### Records supplied
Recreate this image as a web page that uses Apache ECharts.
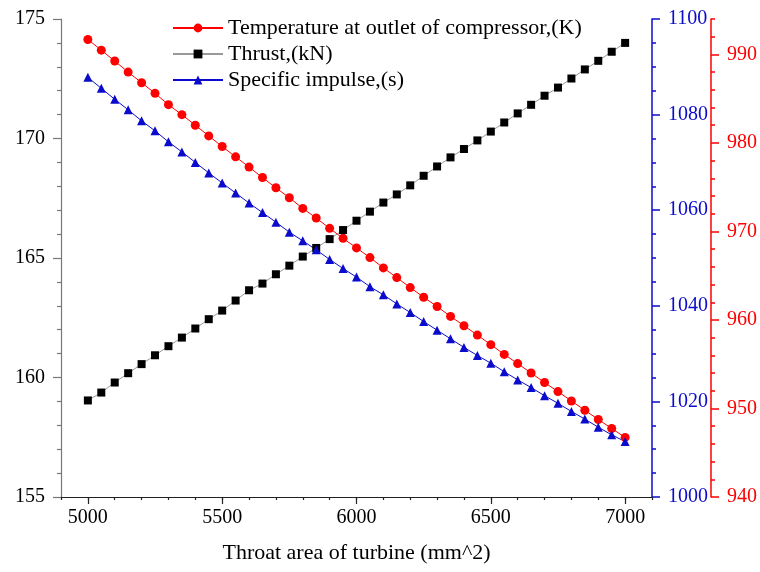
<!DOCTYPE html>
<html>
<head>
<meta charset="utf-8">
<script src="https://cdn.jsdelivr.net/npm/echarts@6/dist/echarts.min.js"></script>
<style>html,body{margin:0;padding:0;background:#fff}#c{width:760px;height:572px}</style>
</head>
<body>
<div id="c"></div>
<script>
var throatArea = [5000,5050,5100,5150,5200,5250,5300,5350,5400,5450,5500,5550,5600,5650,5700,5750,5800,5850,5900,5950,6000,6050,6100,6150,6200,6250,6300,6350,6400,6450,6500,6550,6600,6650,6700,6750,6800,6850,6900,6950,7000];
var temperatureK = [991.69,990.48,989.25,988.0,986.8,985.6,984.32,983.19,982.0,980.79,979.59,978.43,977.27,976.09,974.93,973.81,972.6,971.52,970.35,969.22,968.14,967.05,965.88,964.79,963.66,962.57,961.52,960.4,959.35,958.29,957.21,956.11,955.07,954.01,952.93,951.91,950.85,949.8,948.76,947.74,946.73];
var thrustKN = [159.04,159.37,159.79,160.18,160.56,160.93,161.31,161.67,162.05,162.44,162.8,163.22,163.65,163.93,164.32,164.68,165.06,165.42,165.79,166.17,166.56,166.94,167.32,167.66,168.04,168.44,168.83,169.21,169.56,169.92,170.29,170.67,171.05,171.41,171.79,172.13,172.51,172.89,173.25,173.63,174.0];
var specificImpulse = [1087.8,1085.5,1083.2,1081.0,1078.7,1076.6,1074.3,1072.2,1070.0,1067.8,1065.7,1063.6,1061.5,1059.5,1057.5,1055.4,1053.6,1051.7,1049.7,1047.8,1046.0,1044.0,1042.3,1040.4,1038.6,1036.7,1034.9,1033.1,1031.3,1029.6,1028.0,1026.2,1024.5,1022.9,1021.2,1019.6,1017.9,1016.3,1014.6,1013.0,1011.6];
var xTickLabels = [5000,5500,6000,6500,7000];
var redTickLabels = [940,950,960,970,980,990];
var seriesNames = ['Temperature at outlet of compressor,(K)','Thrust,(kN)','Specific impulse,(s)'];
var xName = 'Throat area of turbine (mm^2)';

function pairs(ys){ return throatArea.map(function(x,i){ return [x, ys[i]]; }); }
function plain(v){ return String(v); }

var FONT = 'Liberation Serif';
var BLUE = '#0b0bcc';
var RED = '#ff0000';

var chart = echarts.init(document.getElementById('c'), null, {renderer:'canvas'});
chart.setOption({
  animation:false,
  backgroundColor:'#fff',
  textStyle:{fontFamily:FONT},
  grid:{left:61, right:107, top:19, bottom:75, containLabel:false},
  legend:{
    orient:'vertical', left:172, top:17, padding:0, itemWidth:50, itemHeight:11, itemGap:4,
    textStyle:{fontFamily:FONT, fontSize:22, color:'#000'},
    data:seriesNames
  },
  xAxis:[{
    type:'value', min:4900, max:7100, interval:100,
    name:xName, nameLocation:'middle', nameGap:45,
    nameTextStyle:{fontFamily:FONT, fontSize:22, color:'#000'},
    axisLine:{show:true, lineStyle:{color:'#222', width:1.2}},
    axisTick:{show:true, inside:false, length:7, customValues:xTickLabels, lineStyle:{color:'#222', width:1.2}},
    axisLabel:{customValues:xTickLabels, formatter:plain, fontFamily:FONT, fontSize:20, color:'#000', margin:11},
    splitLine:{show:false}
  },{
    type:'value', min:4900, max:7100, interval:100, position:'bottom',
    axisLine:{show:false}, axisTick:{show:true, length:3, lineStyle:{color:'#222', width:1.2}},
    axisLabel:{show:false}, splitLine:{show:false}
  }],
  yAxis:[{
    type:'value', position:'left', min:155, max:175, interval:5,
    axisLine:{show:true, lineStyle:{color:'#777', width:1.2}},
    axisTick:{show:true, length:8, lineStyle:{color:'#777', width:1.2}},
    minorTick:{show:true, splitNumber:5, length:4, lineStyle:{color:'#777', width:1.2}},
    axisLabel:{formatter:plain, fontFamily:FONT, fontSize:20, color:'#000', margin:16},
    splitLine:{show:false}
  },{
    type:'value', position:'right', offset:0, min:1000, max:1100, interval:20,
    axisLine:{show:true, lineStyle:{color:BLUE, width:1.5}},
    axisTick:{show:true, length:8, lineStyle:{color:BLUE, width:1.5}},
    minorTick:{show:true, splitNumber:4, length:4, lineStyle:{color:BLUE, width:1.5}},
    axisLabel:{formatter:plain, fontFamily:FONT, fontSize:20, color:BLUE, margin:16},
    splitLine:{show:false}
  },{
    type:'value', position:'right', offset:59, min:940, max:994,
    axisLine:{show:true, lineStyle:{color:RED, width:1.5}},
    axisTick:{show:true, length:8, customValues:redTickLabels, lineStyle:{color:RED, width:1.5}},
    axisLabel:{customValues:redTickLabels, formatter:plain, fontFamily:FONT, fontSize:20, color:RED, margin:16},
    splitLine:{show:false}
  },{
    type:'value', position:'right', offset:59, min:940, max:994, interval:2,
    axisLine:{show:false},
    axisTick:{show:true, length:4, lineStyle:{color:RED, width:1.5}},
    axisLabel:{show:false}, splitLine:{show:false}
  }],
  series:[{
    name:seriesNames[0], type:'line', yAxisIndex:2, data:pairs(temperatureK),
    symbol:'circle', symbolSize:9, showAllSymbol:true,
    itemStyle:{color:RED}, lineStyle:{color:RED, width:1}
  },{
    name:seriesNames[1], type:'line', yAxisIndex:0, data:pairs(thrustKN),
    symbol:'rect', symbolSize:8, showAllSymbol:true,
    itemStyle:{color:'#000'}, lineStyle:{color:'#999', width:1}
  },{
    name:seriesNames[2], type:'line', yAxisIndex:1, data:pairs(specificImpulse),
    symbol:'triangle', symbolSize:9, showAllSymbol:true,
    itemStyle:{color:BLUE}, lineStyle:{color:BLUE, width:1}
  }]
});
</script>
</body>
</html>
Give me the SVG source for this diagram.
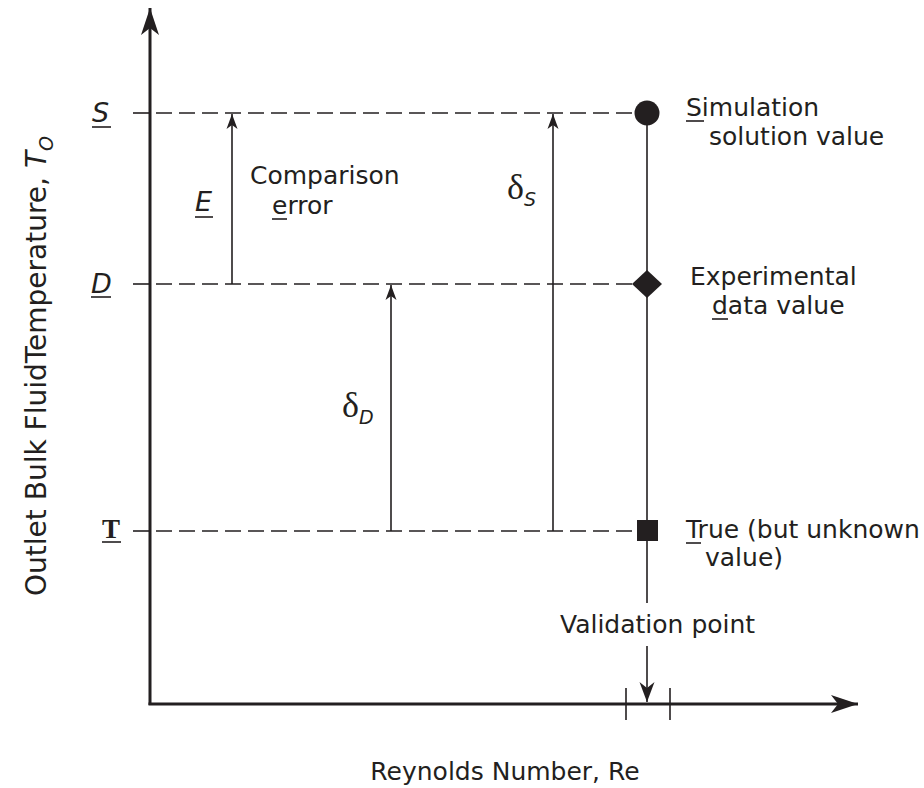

### Work instructions
What is the number of lines in the records that contain "this"? Give that number only.

### The reply
2